A team listed 18th in the first CFP rankings moved to 10th and
sneaked into the playoff, bringing as many questions about the
process as the selection itself.
The Hurricanes proved they belonged all the way. Fletcher was a
one-man force, hitting triple digits for the third time in four
playoff games and turning a moribund offense into something much
more.
His first touchdown run was a 57-yard burst through the right side
that pulled Miami within 10-7 early in the third quarter.
But after forcing an Indiana punt deep into Miami territory,
Hoosiers lineman Mikail Kamara slid past the ’Canes’ protectors and
blocked the kick.

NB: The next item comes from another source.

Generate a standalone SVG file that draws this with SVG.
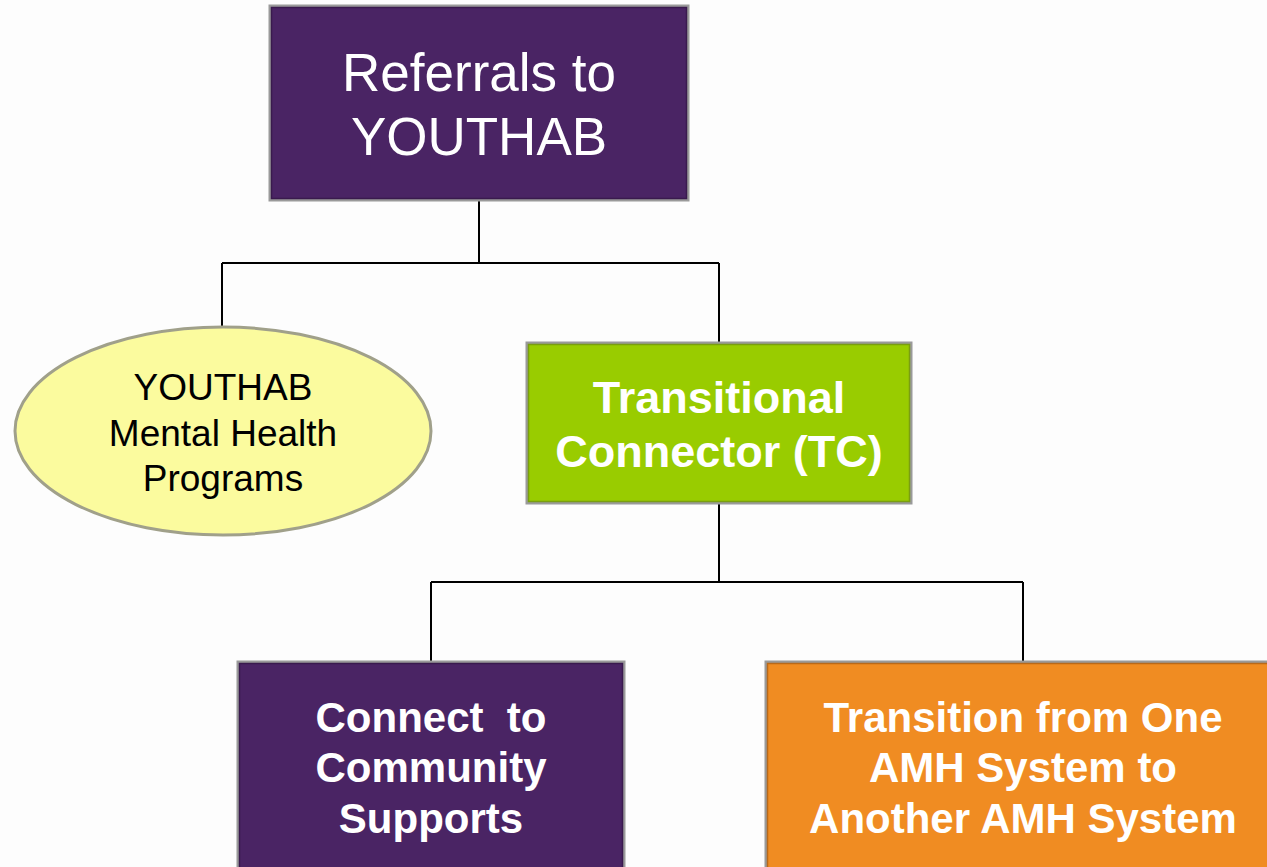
<svg xmlns="http://www.w3.org/2000/svg" width="1267" height="867" viewBox="0 0 1267 867">
<style>
.bg{fill:#fdfdfd}
.outer{fill:none;stroke:#9a9a9a;stroke-width:3}
.purple{fill:#4a2464;stroke:#3a1a4e;stroke-width:1.5}
.green{fill:#99cc00;stroke:#7a9e10;stroke-width:1.5}
.orange{fill:#f08c22;stroke:#b8691a;stroke-width:1.5}
.ell{fill:#fbfb9e;stroke:#a0a08a;stroke-width:3}
.conn{fill:none;stroke:#000;stroke-width:2}
.t{font-family:"Liberation Sans",Arial,sans-serif;text-anchor:middle}
.w{fill:#fff}
.b{font-weight:bold}
</style>
<rect class="bg" x="0" y="0" width="1267" height="867"/>
<g id="connectors">
<path class="conn" d="M479 200V263M222 263H719M222 263V327M719 263V343"/>
<path class="conn" d="M719 503V582M431 582H1023M431 582V662M1023 582V662"/>
</g>
<g id="referrals">
<rect class="outer" x="270" y="6" width="418" height="194"/>
<rect class="purple" x="271.5" y="7.5" width="415" height="191"/>
<text class="t w" font-size="53"><tspan x="479" y="91">Referrals to</tspan><tspan x="479" y="155">YOUTHAB</tspan></text>
</g>
<g id="youthab-programs">
<ellipse class="ell" cx="223" cy="431" rx="208" ry="104"/>
<text class="t" font-size="37" fill="#000"><tspan x="223" y="400">YOUTHAB</tspan><tspan x="223" y="446">Mental Health</tspan><tspan x="223" y="491">Programs</tspan></text>
</g>
<g id="tc">
<rect class="outer" x="527" y="343" width="384" height="160"/>
<rect class="green" x="528.5" y="344.5" width="381" height="157"/>
<text class="t w b" font-size="45"><tspan x="719" y="413">Transitional</tspan><tspan x="719" y="467">Connector (TC)</tspan></text>
</g>
<g id="community">
<rect class="outer" x="238" y="662" width="386" height="210"/>
<rect class="purple" x="239.5" y="663.5" width="383" height="210"/>
<text class="t w b" font-size="42" xml:space="preserve"><tspan x="431" y="732">Connect  to</tspan><tspan x="431" y="782">Community</tspan><tspan x="431" y="833">Supports</tspan></text>
</g>
<g id="transition">
<rect class="outer" x="766" y="662" width="510" height="210"/>
<rect class="orange" x="767.5" y="663.5" width="510" height="210"/>
<text class="t w b" font-size="42"><tspan x="1023" y="732">Transition from One</tspan><tspan x="1023" y="782">AMH System to</tspan><tspan x="1023" y="833">Another AMH System</tspan></text>
</g>
</svg>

Isaiah Jones recovered to make it 17-7. Miami was
in comeback mode the rest of the way.

It ended as a one-score game, and the ’Canes — the visiting team
playing on their home field — moved into Indiana territory before
Carson Beck’s heave got picked off by Jamari Sharpe, a Miami native
who made sure the only miracle in this season would be Indiana’s.
How big a miracle?
This was a program that was so bad that coach Lee Corso stopped a
game in 1976 to take a picture of a scoreboard when it read “Indiana
7, Ohio State 6.” Indiana lost 47-7.
There were hundreds of losses in front of half-empty stadiums
between then and now.
But those days are over. The Hoosiers — yes, the Hoosiers — are
national champions.
“I know nobody thought it was possible,” Cignetti said. “It probably
is one of the greatest sports stories of all time.”